## To be done
Return all of the data exactly as written, without the pictures.

## Provided material
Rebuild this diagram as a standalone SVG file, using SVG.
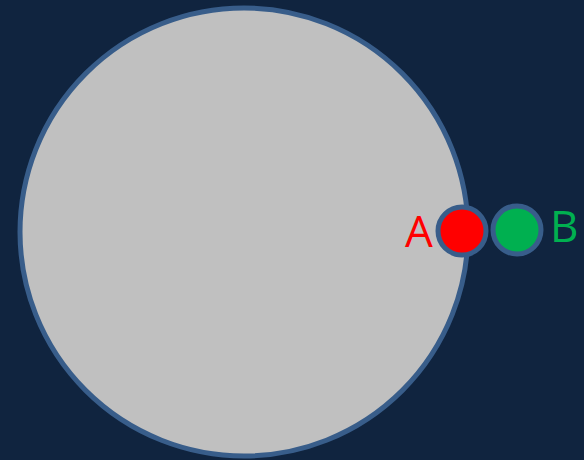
<svg xmlns="http://www.w3.org/2000/svg" width="584" height="460" viewBox="0 0 584 460">
<style>
.ring{stroke:#385D8A;stroke-width:5}
.lbl{font-family:"Open Sans","Noto Sans","Liberation Sans",sans-serif;font-size:44px}
</style>
<rect width="584" height="460" fill="#10243F"/>
<g id="big"><circle class="ring" cx="244" cy="232" r="224" fill="#C0C0C0"/></g>
<g id="nodeA"><circle class="ring" cx="462" cy="231" r="24" fill="#FF0000"/><text class="lbl" x="405" y="247" fill="#FF0000">A</text></g>
<g id="nodeB"><circle class="ring" cx="517" cy="230" r="24" fill="#00B050"/><text class="lbl" x="550" y="242" fill="#00B050">B</text></g>
<g id="connectors"></g>
</svg>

## Exercise result
Rebuild this diagram as a standalone SVG file, using SVG.
<svg xmlns="http://www.w3.org/2000/svg" width="584" height="460" viewBox="0 0 584 460">
<style>
.ring{stroke:#385D8A;stroke-width:5}
.lbl{font-family:"Open Sans","Noto Sans","Liberation Sans",sans-serif;font-size:44px}
</style>
<rect width="584" height="460" fill="#10243F"/>
<g id="big"><circle class="ring" cx="244" cy="232" r="224" fill="#C0C0C0"/></g>
<g id="nodeA"><circle class="ring" cx="462" cy="231" r="24" fill="#FF0000"/><text class="lbl" x="405" y="247" fill="#FF0000">A</text></g>
<g id="nodeB"><circle class="ring" cx="517" cy="230" r="24" fill="#00B050"/><text class="lbl" x="550" y="242" fill="#00B050">B</text></g>
<g id="connectors"></g>
</svg>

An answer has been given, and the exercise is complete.